In the wake of the bioterrorism scare, the Bush administration is pushing state legislatures to adopt a draconian new quarantine law. The model law, drafted by the Centers for Disease Control, permits forced vaccinations and quarantines of people exposed to infectious disease and the drafting of doctors and orders police to restrain citizens by force from leaving contaminated areas, reports the January 7 issue of In These Times, published by the Institute for Public Affairs. The proposed law "treats American citizens as if they are the enemy," says George Annas, an SPH professor of health law, who leads 10 New England health law scholars in opposing the law. Massachusetts Governor Jane Swift has introduced a version of the Bush-proposed law that includes not only the forced detention of infected persons, but the seizing of hospitals and confiscation of the infected person's property.

National Review: War on terrorism, according to Codevilla, is wasting our time

William F. Buckley, Jr., writes in the December 31 National Review that "Angelo M. Codevilla is one tough hombre, yet his prescriptions are mobilizing, even for the weak-willed." Codevilla, a CAS professor of international relations and a senior fellow of the Claremont Institute, writes in the Claremont Review of Books that the war on terrorism, which has three parts -- homeland security, more intelligence, and bringing al-Qaeda to justice -- is wasting our time. "The first is impotent, counterproductive, and silly," he says. "The second is impossible. The third is misconceived and is a diversion from reality." Drawing from Codevilla's writing, Buckley concludes, "As we are proceeding, we are not targeting the procreative citadels of the enemy. It is not so much Osama bin Laden we are after as those who permitted him to be strong and influential and, as a terrorist leader, productive." The principal sponsors of the terrorists are not religious fanatics, Codevilla says, but "Palestine's Yasser Arafat, Iraq's Saddam Hussein, and Syria's Assad family. Killing these regimes would be relatively easy, would be a favor to the peoples living under them, and is the only way to stop terrorism among us."


Business Week: Directors of BU's Health Reform Program address drug prices

In a letter to the editor published in the December 31 Business Week. Alan Sager, an SPH professor of health services, and Deborah Socolar, an SPH project manager, directors of SPH's Health Reform Program, respond to the magazine's December 10 article "Drug prices: What's fair?" "It is sad to see artificially high prices restrict the use of the many medications that are needed -- especially with 70 million Americans lacking drug coverage and millions more insured badly. Private cost controls would cut drug use further, and they might even hamper research. The latest data show that per capita drug spending here is the world's highest. As we outlined recently in Senate testimony, a prescription drug peace treaty could rely on public action to lower prices and raise volumes to buy all the additional drugs needed to fill all Americans' prescriptions, at an annual incremental cost of perhaps $9 billion, while protecting drugmakers' profits and while channeling dollars from marketing and copycat research into breakthrough research."

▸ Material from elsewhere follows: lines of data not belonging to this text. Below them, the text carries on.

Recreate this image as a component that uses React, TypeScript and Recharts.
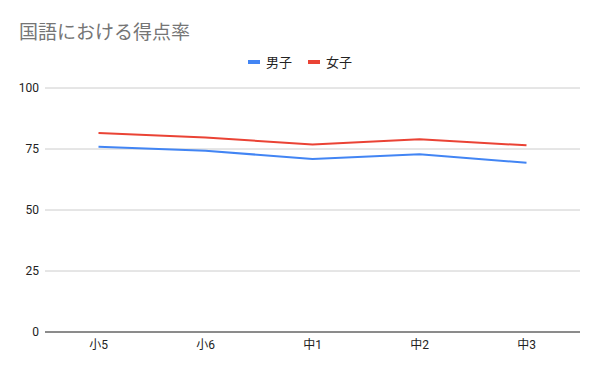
import React from 'react';
import { LineChart, Line, XAxis, YAxis, CartesianGrid } from 'recharts';

const categories = ['小5', '小6', '中1', '中2', '中3'];
const boys = [75.9, 74.3, 70.9, 72.8, 69.4];
const girls = [81.6, 79.7, 76.8, 79.0, 76.5];
const yTicks = [0, 25, 50, 75, 100];

const data = categories.map((c, i) => ({ name: c, 男子: boys[i], 女子: girls[i] }));

const FONT = 'Roboto, "Noto Sans CJK JP", Arial, sans-serif';
const seriesInfo = [
  { n: '男子', c: '#4285F4' },
  { n: '女子', c: '#EA4335' },
];

export default function App() {
  return (
    <div style={{ position: 'absolute', left: 0, top: 0, width: 600, height: 371, background: '#fff' }}>
      <div style={{ position: 'absolute', left: 19, top: 18, fontFamily: '"Noto Sans CJK JP", sans-serif', fontSize: 19, color: '#757575', lineHeight: '26px' }}>
        国語における得点率
      </div>
      <div style={{ position: 'absolute', left: 0, top: 53, width: 600, display: 'flex', justifyContent: 'center', fontFamily: '"Noto Sans CJK JP", sans-serif', fontSize: 13, color: '#222', lineHeight: '18px' }}>
        {seriesInfo.map((it, i) => (
          <div key={it.n} style={{ display: 'flex', alignItems: 'center', marginLeft: i ? 16 : 0 }}>
            <span style={{ display: 'inline-block', width: 12, height: 4, background: it.c, marginRight: 6 }} />
            <span>{it.n}</span>
          </div>
        ))}
      </div>
      <LineChart width={600} height={371} data={data} margin={{ top: 88, right: 20, bottom: 0, left: 0 }}>
        <CartesianGrid vertical={false} stroke="#cccccc" />
        <XAxis
          dataKey="name"
          padding={{ left: 53.5, right: 53.5 }}
          axisLine={{ stroke: '#333333' }}
          tickLine={false}
          tickSize={0}
          tickMargin={8}
          tick={{ fill: '#222', fontSize: 12, fontFamily: FONT }}
          height={39}
        />
        <YAxis
          domain={[0, 100]}
          ticks={yTicks}
          axisLine={false}
          tickLine={false}
          tickSize={0}
          tickMargin={6}
          width={45}
          tick={{ fill: '#222', fontSize: 12, fontFamily: FONT }}
        />
        <Line dataKey="男子" stroke="#4285F4" strokeWidth={2} dot={false} isAnimationActive={false} />
        <Line dataKey="女子" stroke="#EA4335" strokeWidth={2} dot={false} isAnimationActive={false} />
      </LineChart>
    </div>
  );
}
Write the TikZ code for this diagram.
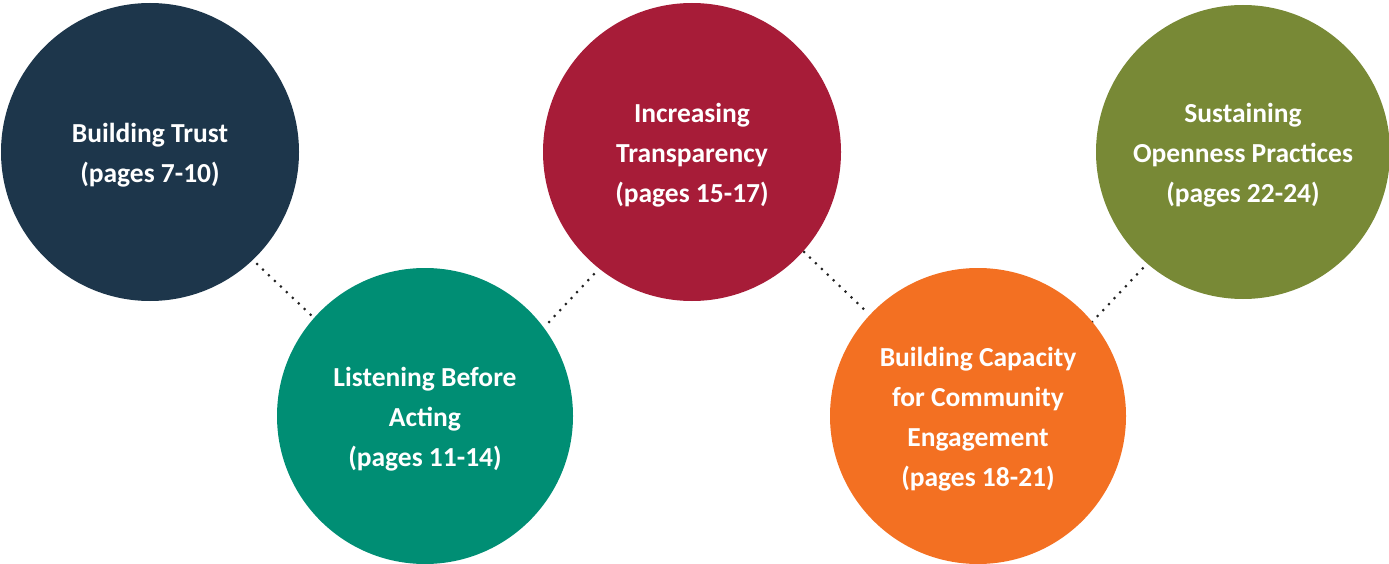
\documentclass[tikz,border=0pt]{standalone}
\usepackage{fontspec}
\setmainfont{Carlito}
\definecolor{cnavy}{HTML}{1D364B}
\definecolor{cteal}{HTML}{008E74}
\definecolor{ccrimson}{HTML}{A71C38}
\definecolor{corange}{HTML}{F37022}
\definecolor{colive}{HTML}{788936}
\definecolor{cdot}{HTML}{222222}
\begin{document}
\begin{tikzpicture}[x=1pt,y=-1pt,
  topic/.style={circle, inner sep=0pt, minimum size=298pt},
  topictext/.style={text=white, inner sep=0pt, yshift=-3.5pt,
    font=\fontsize{27.5}{40}\selectfont\bfseries, align=center},
  linker/.style={draw=cdot, line width=3pt, line cap=round, dash pattern=on 0pt off 8.2pt}]
\useasboundingbox (0,0) rectangle (1389,564);
% connector end points
\coordinate (a1) at (257,264);
\coordinate (b1) at (311,315);
\coordinate (a2) at (549,322);
\coordinate (b2) at (594,274);
\coordinate (a3) at (804,252);
\coordinate (b3) at (869,314);
\coordinate (a4) at (1092,322);
\coordinate (b4) at (1143,268);
\path[linker] (a1) -- (b1);
\path[linker] (a2) -- (b2);
\path[linker] (a3) -- (b3);
\path[linker] (a4) -- (b4);
\node[topic, fill=cnavy, label={[topictext]center:{Building Trust\\(pages 7-10)}}] (c1) at (150,152) {};
\node[topic, fill=cteal, minimum size=296pt, label={[topictext]center:{Listening Before\\Acting\\(pages 11-14)}}] (c2) at (425,416) {};
\node[topic, fill=ccrimson, label={[topictext]center:{Increasing\\Transparency\\(pages 15-17)}}] (c3) at (692,152) {};
\node[topic, fill=corange, minimum size=296pt, label={[topictext]center:{Building Capacity\\for Community\\Engagement\\(pages 18-21)}}] (c4) at (978,416) {};
\node[topic, fill=colive, minimum size=294pt, label={[topictext]center:{Sustaining\\Openness Practices\\(pages 22-24)}}] (c5) at (1243,152) {};
\end{tikzpicture}
\end{document}
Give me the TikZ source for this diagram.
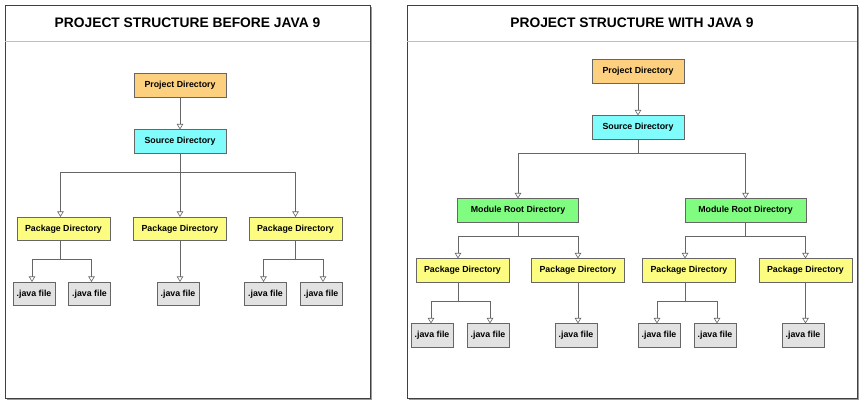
\documentclass[tikz,border=0pt]{standalone}
\usepackage{fontspec}
\setmainfont{Liberation Sans}
\usetikzlibrary{arrows.meta}
\begin{document}
\begin{tikzpicture}[x=1pt,y=-1pt,
  box/.style={draw=black!60,line width=0.6pt,font=\bfseries\fontsize{8.8}{10}\selectfont,inner sep=0pt,minimum height=23.5pt},
  projbox/.style={box,fill=projcol,minimum width=92pt},
  srcbox/.style={box,fill=srccol,minimum width=92pt},
  pkgbox/.style={box,fill=pkgcol,minimum width=93pt},
  modbox/.style={box,fill=modcol,minimum width=121pt},
  javabox/.style={box,fill=javacol,minimum width=42pt},
  conn/.style={draw=black!60,line width=0.6pt,-{Triangle[open,length=5.5pt,width=6.5pt,fill=white]}},
  frame/.style={draw=black!75,line width=0.7pt,fill=white},
  titletext/.style={font=\bfseries\fontsize{13.8}{16}\selectfont}
]
\definecolor{projcol}{HTML}{FDD080}
\definecolor{srccol}{HTML}{80FCFC}
\definecolor{pkgcol}{HTML}{FCFC80}
\definecolor{modcol}{HTML}{80FC80}
\definecolor{javacol}{HTML}{E2E2E2}
\useasboundingbox (0,0) rectangle (865,407);
\fill[white] (0,0) rectangle (865,407);

% ---------- left panel ----------
\fill[black!40] (7,7) rectangle (372,400);
\draw[frame] (5,5) rectangle (370,398);
\draw[black!25,line width=0.6pt] (5,41) -- (370,41);
\node[titletext] (t1) at (187.5,23) {PROJECT STRUCTURE BEFORE JAVA 9};

\node[projbox] (p1) at (180,85.5) {Project Directory};
\node[srcbox] (s1) at (180,141.5) {Source Directory};
\node[pkgbox] (k1) at (63.5,229) {Package Directory};
\node[pkgbox] (k2) at (180,229) {Package Directory};
\node[pkgbox] (k3) at (295.5,229) {Package Directory};
\node[javabox] (j1) at (34,294) {.java file};
\node[javabox] (j2) at (89.5,294) {.java file};
\node[javabox] (j3) at (178,294) {.java file};
\node[javabox] (j4) at (265.5,294) {.java file};
\node[javabox] (j5) at (321,294) {.java file};
\coordinate (b1) at (0,172);
\coordinate (b2) at (0,259);

\draw[conn] (p1) -- (s1);
\draw[conn] (s1.south) -- (s1.south |- b1) -| ([xshift=-3pt]k1.north);
\draw[conn] (s1) -- (k2);
\draw[conn] (s1.south) -- (s1.south |- b1) -| (k3.north);
\draw[conn] ([xshift=-3pt]k1.south) -- ([xshift=-3pt]k1.south |- b2) -| ([xshift=-2pt]j1.north);
\draw[conn] ([xshift=-3pt]k1.south) -- ([xshift=-3pt]k1.south |- b2) -| ([xshift=2pt]j2.north);
\draw[conn] (k2.south) -- (j3.north -| k2.south);
\draw[conn] (k3.south) -- (k3.south |- b2) -| ([xshift=-2pt]j4.north);
\draw[conn] (k3.south) -- (k3.south |- b2) -| ([xshift=2pt]j5.north);

% ---------- right panel ----------
\fill[black!40] (409,7) rectangle (859,400);
\draw[frame] (407,5) rectangle (857,398);
\draw[black!25,line width=0.6pt] (407,41) -- (857,41);
\node[titletext] (t2) at (632,23) {PROJECT STRUCTURE WITH JAVA 9};

\node[projbox] (p2) at (638,71.5) {Project Directory};
\node[srcbox] (s2) at (638,127.5) {Source Directory};
\node[modbox] (m1) at (518,210.5) {Module Root Directory};
\node[modbox] (m2) at (745.5,210.5) {Module Root Directory};
\node[pkgbox] (q1) at (462.5,270.5) {Package Directory};
\node[pkgbox] (q2) at (578,270.5) {Package Directory};
\node[pkgbox] (q3) at (689,270.5) {Package Directory};
\node[pkgbox] (q4) at (805.5,270.5) {Package Directory};
\node[javabox] (r1) at (432,335.5) {.java file};
\node[javabox] (r2) at (488,335.5) {.java file};
\node[javabox] (r3) at (576,335.5) {.java file};
\node[javabox] (r4) at (659,335.5) {.java file};
\node[javabox] (r5) at (715,335.5) {.java file};
\node[javabox] (r6) at (803,335.5) {.java file};
\coordinate (c1) at (0,153);
\coordinate (c2) at (0,236);
\coordinate (c3) at (0,301);

\draw[conn] (p2) -- (s2);
\draw[conn] (s2.south) -- (s2.south |- c1) -| (m1.north);
\draw[conn] (s2.south) -- (s2.south |- c1) -| (m2.north);
\draw[conn] (m1.south) -- (m1.south |- c2) -| ([xshift=-4.5pt]q1.north);
\draw[conn] (m1.south) -- (m1.south |- c2) -| (q2.north);
\draw[conn] (m2.south) -- (m2.south |- c2) -| ([xshift=-4pt]q3.north);
\draw[conn] (m2.south) -- (m2.south |- c2) -| (q4.north);
\draw[conn] ([xshift=-4.5pt]q1.south) -- ([xshift=-4.5pt]q1.south |- c3) -| ([xshift=-1pt]r1.north);
\draw[conn] ([xshift=-4.5pt]q1.south) -- ([xshift=-4.5pt]q1.south |- c3) -| ([xshift=2pt]r2.north);
\draw[conn] (q2.south) -- (r3.north -| q2.south);
\draw[conn] ([xshift=-4pt]q3.south) -- ([xshift=-4pt]q3.south |- c3) -| ([xshift=-2pt]r4.north);
\draw[conn] ([xshift=-4pt]q3.south) -- ([xshift=-4pt]q3.south |- c3) -| ([xshift=2pt]r5.north);
\draw[conn] (q4.south) -- (r6.north -| q4.south);
\end{tikzpicture}
\end{document}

The Boston Globe: Teaching peace

"The way to peace lies in finding a common ethical basis for communication that would constitute a global identity as humans over and above the competing ties of ethnicity, religion, and nation that separate us," writes Ronald Richardson, a CAS associate professor of history and director of the GRS African-American studies program, in an op-ed piece in the December 29 Boston Globe. "Students should study the religious and ethical traditions of the entire world. They should process through courses on universal history, economy, politics, and geography. Public schools could encourage this turn to universalism by creating a global studies curriculum. Universities could launch colleges of global studies. The latter could and should cooperate with public schools in teacher training and curriculum design. While local action should remain primary, the president should take national initiative by creating an Office of Global Awareness to complement the work of the Office of Homeland Defense; for today's security lies in knowledge, while ignorance imperils. Peace and the beloved community can be achieved, but they must be nurtured."